Tunable optomechanically induced transparency and Fano resonances in a hybrid whispering gallery mode-magnon system

The optomechanically induced transparency (OMIT) phenomenon is the optomechanical analogue of electromagnetically induced transparency that offers unique insights into light–matter interactions. We propose a hybrid setup consisting of a whispering gallery mode (WGM) microresonator and a yttrium iron garnet sphere that are uniquely in physical contact via the phonons of both materials. Utilizing the system parameters of both microspheres, we investigate the tunable single as well as multiple OMIT due to the quantum interference between the fields interacting within the WGM microresonator.
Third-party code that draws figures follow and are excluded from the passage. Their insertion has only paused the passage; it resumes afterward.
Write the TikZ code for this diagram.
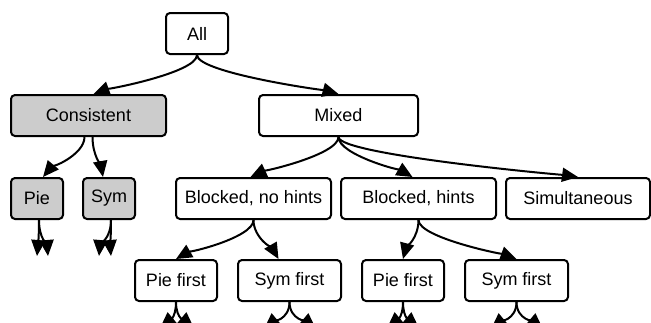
\documentclass[tikz,border=0pt]{standalone}
\usepackage{fontspec}
\setmainfont{Liberation Sans}
\usetikzlibrary{arrows.meta,positioning}

\tikzset{
  box/.style={draw, line width=2pt, rounded corners=4pt, rectangle,
    minimum height=41pt, inner sep=4pt, font=\fontsize{18}{21}\selectfont},
  greybox/.style={box, fill=gray!40},
  tree edge/.style={line width=2pt, -{Triangle[length=16pt,width=14pt]},
    out=-90, out distance=18pt, in distance=10pt}
}

\begin{document}
\begin{tikzpicture}[x=1pt,y=1pt]
  \useasboundingbox (0,0) rectangle (651,-322);

  % levels of the tree
  \node [box, minimum width=62pt] at (197,-33.5) (all) {All};
  \node [greybox, minimum width=155pt] at (88.5,-115.5) (consistent) {Consistent};
  \node [box, minimum width=159pt] at (338.5,-115.5) (mixed) {Mixed};

  \node [greybox, minimum width=52pt] at (37,-198.5) (pie) {Pie};
  \node [greybox, minimum width=52pt] at (109,-198.5) (sym) {Sym};
  \node [box, minimum width=155pt] at (253.5,-198.5) (blocked_nohints) {Blocked, no hints};
  \node [box, minimum width=155pt] at (418.5,-198.5) (blocked_hints) {Blocked, hints};
  \node [box, minimum width=144pt] at (578,-198.5) (simultaneous) {Simultaneous};

  \node [box, minimum width=82pt] at (176,-280.5) (pie_first_0) {Pie first};
  \node [box, minimum width=103pt] at (289.5,-280.5) (sym_first_0) {Sym first};
  \node [box, minimum width=82pt] at (403,-280.5) (pie_first_1) {Pie first};
  \node [box, minimum width=103pt] at (516.5,-280.5) (sym_first_1) {Sym first};

  % loose ends below the last boxes
  \coordinate (pie_end_0) at (37,-256);
  \coordinate (pie_end_1) at (48,-256);
  \coordinate (sym_end_0) at (99,-256);
  \coordinate (sym_end_1) at (111,-256);
  \coordinate (pf0_end_0) at (160,-328);
  \coordinate (pf0_end_1) at (194,-328);
  \coordinate (sf0_end_0) at (264,-329);
  \coordinate (sf0_end_1) at (316,-329);
  \coordinate (pf1_end_0) at (387,-328);
  \coordinate (pf1_end_1) at (419,-328);
  \coordinate (sf1_end_0) at (491,-329);
  \coordinate (sf1_end_1) at (543,-329);

  \path [tree edge]
    (all.south) edge [in=20] ([xshift=5pt]consistent.north)
    (all.south) edge [in=165] (mixed.north)
    ([xshift=-4pt]consistent.south) edge [in=50] ([xshift=6pt]pie.north)
    ([xshift=4pt]consistent.south) edge [in=100] ([xshift=-6pt]sym.north)
    (mixed.south) edge [in=25] ([xshift=-3pt]blocked_nohints.north)
    (mixed.south) edge [in=150] ([xshift=-6pt]blocked_hints.north)
    (mixed.south) edge [in=172] (simultaneous.north)
    (blocked_nohints.south) edge [in=30] (pie_first_0.north)
    (blocked_nohints.south) edge [in=120] ([xshift=-11pt]sym_first_0.north)
    (blocked_hints.south) edge [in=75] (pie_first_1.north)
    (blocked_hints.south) edge [in=160] (sym_first_1.north);

  \foreach \n in {pie,sym}
  {
    \path [tree edge] ([xshift=2pt]\n.south) edge [in=85] (\n_end_0)
      ([xshift=2pt]\n.south) edge [in=95] (\n_end_1);
  }
  \foreach \n/\m in {pf0/pie_first_0,sf0/sym_first_0,pf1/pie_first_1,sf1/sym_first_1}
  {
    \path [tree edge] (\m.south) edge [in=40] (\n_end_0)
      (\m.south) edge [in=140] (\n_end_1);
  }

\end{tikzpicture}
\end{document}
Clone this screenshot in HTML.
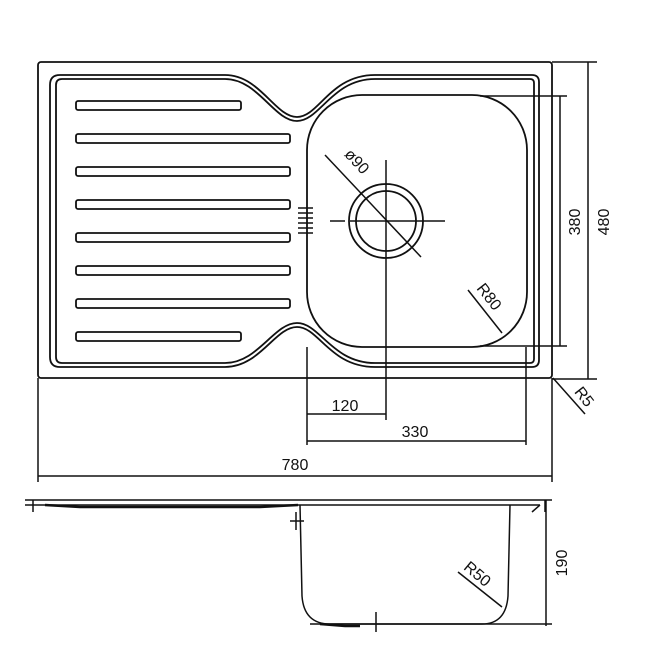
<!DOCTYPE html>
<html><head><style>body{margin:0;background:#fff}svg{display:block}</style></head><body>
<svg width="650" height="650" viewBox="0 0 650 650" xmlns="http://www.w3.org/2000/svg" font-family="Liberation Sans, DejaVu Sans, sans-serif">
<g fill="none" stroke="#111" stroke-width="1.8">
<rect x="38" y="62" width="514" height="316" rx="3"/>
<path d="M60,75 H225 C260,75 275,117 297,117 C319,117 330,75 375,75 H532 Q539,75 539,82 V360 Q539,367 532,367 H375 C330,367 319,327 297,327 C275,327 260,367 225,367 H60 Q50,367 50,357 V85 Q50,75 60,75 Z"/>
<path d="M62,79 H225 C258,79 274,121 297,121 C320,121 332,79 375,79 H530 Q534,79 534,83 V359 Q534,363 530,363 H375 C332,363 320,323 297,323 C274,323 258,363 225,363 H62 Q56,363 56,357 V85 Q56,79 62,79 Z"/>
<rect x="307" y="95" width="220" height="252" rx="55"/>
<rect x="76" y="101" width="165" height="9" rx="2"/>
<rect x="76" y="134" width="214" height="9" rx="2"/>
<rect x="76" y="167" width="214" height="9" rx="2"/>
<rect x="76" y="200" width="214" height="9" rx="2"/>
<rect x="76" y="233" width="214" height="9" rx="2"/>
<rect x="76" y="266" width="214" height="9" rx="2"/>
<rect x="76" y="299" width="214" height="9" rx="2"/>
<rect x="76" y="332" width="165" height="9" rx="2"/>
<circle cx="386" cy="221" r="37"/>
<circle cx="386" cy="221" r="30"/>
</g>
<g stroke="#111" stroke-width="1.5" fill="none">
<path d="M298,208H313M298,213H313M298,218H313M298,223H313M298,228H313M298,233H313"/>
<path d="M386,160V420M330,221H345M350,221H445"/>
<path d="M325,155L421,257"/>
<path d="M468,290L502,333"/>
<path d="M307,347V445M526,347V445"/>
<path d="M307,414H386M307,441H526"/>
<path d="M38,378V482M552,378V482M38,476H552"/>
<path d="M480,96H567M480,346H567M560,96V346"/>
<path d="M552,62H597M552,379H597M588,62V379"/>
<path d="M553,378L585,414"/>
<path d="M25,500H552M45,505H540M25,505H45"/>
<path d="M33,500V512M545,500V512M540,505L532,512"/>
<path d="M45,505L80,507H260L298,505" stroke-width="2.4"/>
<path d="M300,505L302,596Q304,624 330,624H482Q506,624 508,596L510,505"/>
<path d="M310,624H552M546,500V626"/>
<path d="M290,521H304M296,512V530M376,612V632"/>
<path d="M320,624L345,626H360" stroke-width="2.4"/>
<path d="M458,572L502,607"/>
</g>
<g fill="#111" font-size="16">
<text x="345" y="411" text-anchor="middle">120</text>
<text x="415" y="437" text-anchor="middle">330</text>
<text x="295" y="470" text-anchor="middle">780</text>
<text transform="translate(580,222) rotate(-90)" text-anchor="middle">380</text>
<text transform="translate(609,222) rotate(-90)" text-anchor="middle">480</text>
<text transform="translate(353,165) rotate(47)" text-anchor="middle">ø90</text>
<text transform="translate(485,300) rotate(52)" text-anchor="middle">R80</text>
<text transform="translate(580,400) rotate(52)" text-anchor="middle">R5</text>
<text transform="translate(474,578) rotate(40)" text-anchor="middle">R50</text>
<text transform="translate(567,563) rotate(-90)" text-anchor="middle">190</text>
</g>
</svg>
</body></html>
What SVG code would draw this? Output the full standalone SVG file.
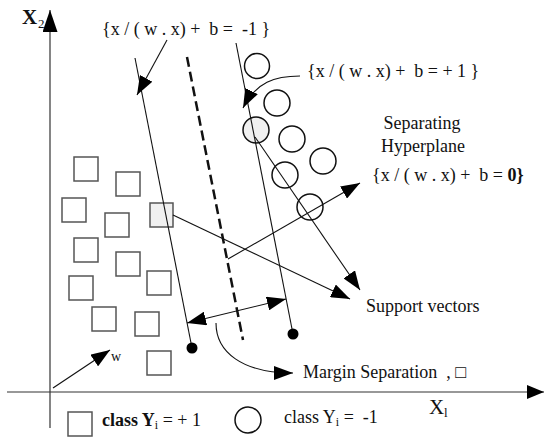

By modifying the resonance conditions, the setup also exhibits Fano resonances that result from the asymmetric interference effects and can dramatically enhance system sensitivity and selectivity. To investigate the phase dynamics associated with the OMIT phenomenon and to see how it influences the system’s response to incident light, we analyze the group delay of the output probe field by tuning the detuning parameters of the optical microcavity and magnon modes. The coupling elements associated with photons, phonons, and magnons are essential and influence the quantity and behavior of the OMIT windows. Careful investigation of these phenomena offers new opportunities for manipulating and detecting quantum states, as well as developing adjustable optical filters, tunable light-speed devices, optical switches, and highly precise sensors by enabling meticulous modulation of light transmission and speed.